Happy Christmas to all, and to all a good night.

 

-- Chris Weigant

 

Follow Chris on Twitter: @ChrisWeigant

 

3 Comments on “From The Archives -- Why Christmas Is Not On The Solstice”

  1. [1] 
    John M from Ct. wrote:

    If I remember, it wasn't Julius Caesar who figured out that a leap year was needed to account for the 365-1/4 day length of the year. The Egyptians had actually figured that out themselves while the Romans were still figuring out how to nurse human babies from a wolf's teat.

    Caesar had been to Egypt, and what was left over from the executive time he spent with the Queen, he used to get expert advice from skilled priests about a better calendar than the Romans then used. (Don't ask! ... OK, it involved both lunar and solar cycles, and all missing or extra days needed to keep in line with the actual sun were handled by declaring them holidays, on a year by year basis.)

    He returned to Rome, instituted the Egyptians' calendar that actually worked no matter what year it was, and then stupidly stuck to his new system by ignoring a soothsayer's warning to beware the Ides of March. The 'Ides' (mid-month day) was from the old Roman calendar that he'd just abolished, so naturally he dismissed the primitive fellow's ravings. As he lived, so he died -- by an over-zealous attendance to his "Julian" calendar!

  2. [2] 
    Michale wrote:

    It does not look good for Basement Biden and the Democrats..

    Biden’s approval dips to new low as independents sour on his leadership
    https://www.pbs.org/newshour/tag/marist-poll

    Biden standing amongst Independents and NPAs fell 8 points!!! in just a single week..

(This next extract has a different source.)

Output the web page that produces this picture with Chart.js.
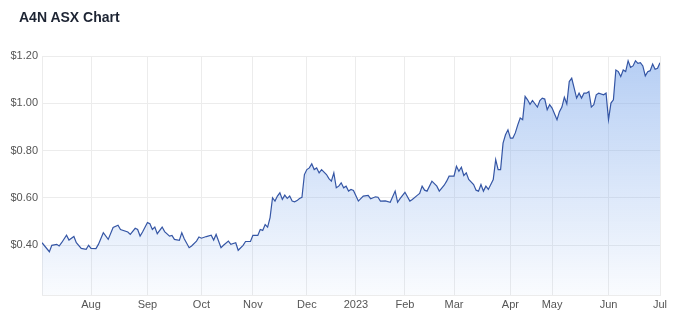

    Biden's disapproval ratings have gone *UP* 20 points!!!.. Those who STRONGLY DISAPPROVE has gone *UP* 6 points!!

    Even amongst Democrats, Biden's disapproval has gone up 7 points..

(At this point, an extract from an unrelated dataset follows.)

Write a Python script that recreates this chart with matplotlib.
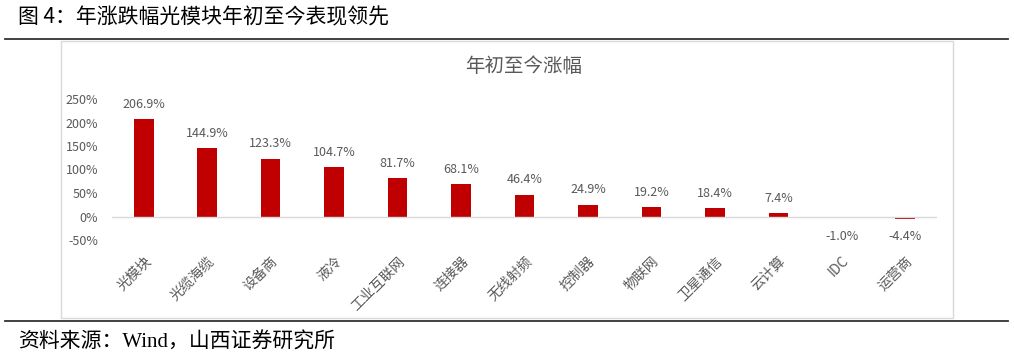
import matplotlib.pyplot as plt
from matplotlib.lines import Line2D
from matplotlib.patches import Rectangle

plt.rcParams['font.family'] = ['Noto Sans CJK SC', 'DejaVu Sans']

# 数据
cats = ['光模块', '光缆海缆', '设备商', '液冷', '工业互联网', '连接器', '无线射频',
        '控制器', '物联网', '卫星通信', '云计算', 'IDC', '运营商']
vals = [206.9, 144.9, 123.3, 104.7, 81.7, 68.1, 46.4, 24.9, 19.2, 18.4, 7.4, -1.0, -4.4]
yticks = [-50, 0, 50, 100, 150, 200, 250]

W, H = 1014, 361
fig = plt.figure(figsize=(W / 100, H / 100), dpi=100)


def fy(py):
    return 1 - py / H


# 页眉标题与分隔线
fig.text(18 / W, fy(17), '图 4：年涨跌幅光模块年初至今表现领先', fontsize=15,
         color='#000000', va='center', ha='left')
fig.add_artist(Line2D([5 / W, 1008 / W], [fy(39), fy(39)], color='#333333', lw=1.3,
                      transform=fig.transFigure))
fig.add_artist(Line2D([5 / W, 1008 / W], [fy(321), fy(321)], color='#333333', lw=1.3,
                      transform=fig.transFigure))
fig.text(18 / W, fy(343), '资料来源：Wind，山西证券研究所', fontsize=15,
         family=['Liberation Serif', 'Noto Sans CJK SC'], va='center', ha='left')

# 图表外框
fig.add_artist(Rectangle((61 / W, fy(318)), (953 - 61) / W, (318 - 41) / H,
                         transform=fig.transFigure, fill=False, edgecolor='#D9D9D9', lw=1))
fig.text(524 / W, fy(67), '年初至今涨幅', fontsize=14, color='#595959', ha='center', va='center')

ax = fig.add_axes([112 / W, fy(240), (937 - 112) / W, (240 - 99) / H])
x = list(range(len(cats)))
ax.bar(x, vals, width=0.31, color='#C00000')
ax.set_xlim(-0.5, len(cats) - 0.5)
ax.set_ylim(-50, 250)
ax.axhline(0, color='#D9D9D9', lw=1)

for xi, v in zip(x, vals):
    if v >= 0:
        ax.annotate(f'{v:.1f}%', (xi, v), xytext=(0, 6), textcoords='offset points',
                    ha='center', va='bottom', fontsize=9, color='#595959')
    else:
        ax.annotate(f'{v:.1f}%', (xi, min(v, -4.4)), xytext=(0, -8), textcoords='offset points',
                    ha='center', va='top', fontsize=9, color='#595959')

ax.set_yticks(yticks)
ax.set_yticklabels([f'{t}%' for t in yticks], fontsize=9, color='#595959')
ax.set_xticks(x)
ax.set_xticklabels(cats, rotation=45, ha='right', rotation_mode='anchor',
                   fontsize=10, color='#595959')
ax.tick_params(length=0)
ax.tick_params(axis='x', pad=10)
ax.tick_params(axis='y', pad=10)
for s in ax.spines.values():
    s.set_visible(False)

fig.savefig('out.png', dpi=100)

    No matter how you slice it, the depths of Basement Biden's popularity seems to know no bottom..

    And Horizontal Harris?? She has worse disapproval ratings than Dick Cheney!! I mean, honestly.. Imagine how BAD you have to be to be considered worse than Dick Cheney!!!

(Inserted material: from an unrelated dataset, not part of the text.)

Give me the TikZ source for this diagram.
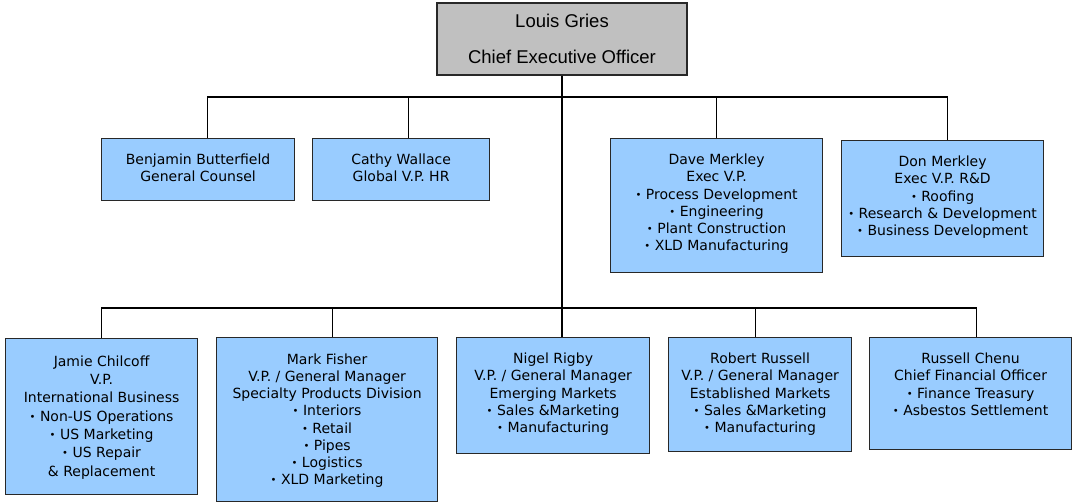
\documentclass[tikz,border=0pt]{standalone}
\usepackage{fontspec}
\setmainfont{DejaVu Sans}
\newfontfamily\ceofont{Liberation Sans}
\usetikzlibrary{positioning}

\definecolor{boxblue}{RGB}{153,204,255}
\definecolor{boxgray}{RGB}{192,192,192}
\definecolor{boxline}{RGB}{40,40,40}
\newcommand{\dotitem}{\raisebox{1pt}{\fontsize{10}{10}\selectfont•}\ }

\begin{document}
\begin{tikzpicture}[x=1pt, y=-1pt, line width=1.2pt,
  box/.style={draw=boxline, fill=boxblue, anchor=north west, inner sep=0pt},
  boxtext/.style={align=center, inner sep=0pt, font=\fontsize{14}{17.2}\selectfont}]

\useasboundingbox (0,0) rectangle (1072,502);

% Vertice
\node[draw=boxline, fill=boxgray, minimum width=250pt, minimum height=72pt,
      align=center, inner sep=0pt, font=\ceofont\fontsize{18.5}{36}\selectfont]
      (ceo) at (562,39) {Louis Gries\\Chief Executive Officer};

% Caselle (nome/x/y/larghezza/altezza)
\foreach \name/\x/\y/\w/\h in {benjamin/101/138/193/62, cathy/312/138/177/62,
                               dave/610/138/212/134, don/841/140/202/116,
                               jamie/5/338/192/156, mark/216/337/221/164,
                               nigel/456/337/193/116, robert/668/337/183/114,
                               russell/869/337/202/112}
    \node[box, minimum width=\w pt, minimum height=\h pt] (\name) at (\x,\y) {};

% Testi, prima fila
\node[boxtext, below=15.5pt of benjamin.north] (benjamin-t) {Benjamin Butterfield\\General Counsel};
\node[boxtext, below=15.5pt of cathy.north] (cathy-t) {Cathy Wallace\\Global V.P. HR};
\node[boxtext, below=15.5pt of dave.north] (dave-t) {Dave Merkley\\Exec V.P.\\\dotitem Process Development\\\dotitem Engineering\\\dotitem Plant Construction\\\dotitem XLD Manufacturing};
\node[boxtext, below=15.5pt of don.north] (don-t) {Don Merkley\\Exec V.P. R\&D\\\dotitem Roofing\\\dotitem Research \& Development\\\dotitem Business Development};

% Testi, seconda fila
\node[boxtext, font=\fontsize{14}{18.3}\selectfont, below=17pt of jamie.north] (jamie-t) {Jamie Chilcoff\\V.P.\\International Business\\\dotitem Non-US Operations\\\dotitem US Marketing\\\dotitem US Repair\\\& Replacement};
\node[boxtext, below=16pt of mark.north] (mark-t) {Mark Fisher\\V.P. / General Manager\\Specialty Products Division\\\dotitem Interiors\\\dotitem Retail\\\dotitem Pipes\\\dotitem Logistics\\\dotitem XLD Marketing};
\node[boxtext, below=15.5pt of nigel.north] (nigel-t) {Nigel Rigby\\V.P. / General Manager\\Emerging Markets\\\dotitem Sales \&Marketing\\\dotitem Manufacturing};
\node[boxtext, below=15.5pt of robert.north] (robert-t) {Robert Russell\\V.P. / General Manager\\Established Markets\\\dotitem Sales \&Marketing\\\dotitem Manufacturing};
\node[boxtext, below=15.5pt of russell.north] (russell-t) {Russell Chenu\\Chief Financial Officer\\\dotitem Finance Treasury\\\dotitem Asbestos Settlement};

% Collegamenti
\coordinate (top-bus) at (563,97);
\coordinate (low-bus) at (563,308);
\foreach \name/\dx in {benjamin/9.5, cathy/7.5, dave/0, don/5,
                       jamie/0, mark/5, robert/-4.5, russell/6}
    \coordinate (\name-in) at ([xshift=\dx pt]\name.north);

\draw (ceo.south) -- (ceo.south |- nigel.north);
\draw (benjamin-in) |- (don-in |- top-bus) -- (don-in);
\foreach \name in {cathy, dave}
    \draw (\name-in) -- (\name-in |- top-bus);
\draw (jamie-in) |- (russell-in |- low-bus) -- (russell-in);
\foreach \name in {mark, robert}
    \draw (\name-in) -- (\name-in |- low-bus);

\end{tikzpicture}
\end{document}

    Now.. Just think about this.. If President Trump had won, as he should have, Democrats wouldn't be so... so.. DEEP in depression and angst right now..

    If President Trump had won, this country would be doing great and Democrats would be fighting mad and hating on everyone and everything that disagreed with them... And they would be HAPPY to wallow in their hate...

    Instead, Democrats are deep in the grips of depression and dreading what bigger pitfalls are in the future and how bad things are going to be in Nov of 2022..

    Which proves the age old adage beyond all doubt...

    BE CAREFUL WHAT YOU WISH FOR

    Ya'all have a GREAT day!!! :D

  3. [3] 
    C. R. Stucki wrote:

    The more pertinent question is, "Why is Christmas celebrated at all?", and the answer is, "Because humans need religion", but that raises the question, "Why do humans need religion?", and the answer to that is, when they look up at the sky, they see that the sun and the moon and the stars obviously all rotate around the earth, leading to the conclusion that the earths is obviously the center of the universe.

    And if the earth is the center of the universe, it must be a really damn important place, and God must have had serious involvement it its placement.

    Of course, turns out there are flaws in this reasoning, but by the time we discovered those flaws, only very recently as history goes, it was too late, and we just can't bring ourselves to admit we were wrong!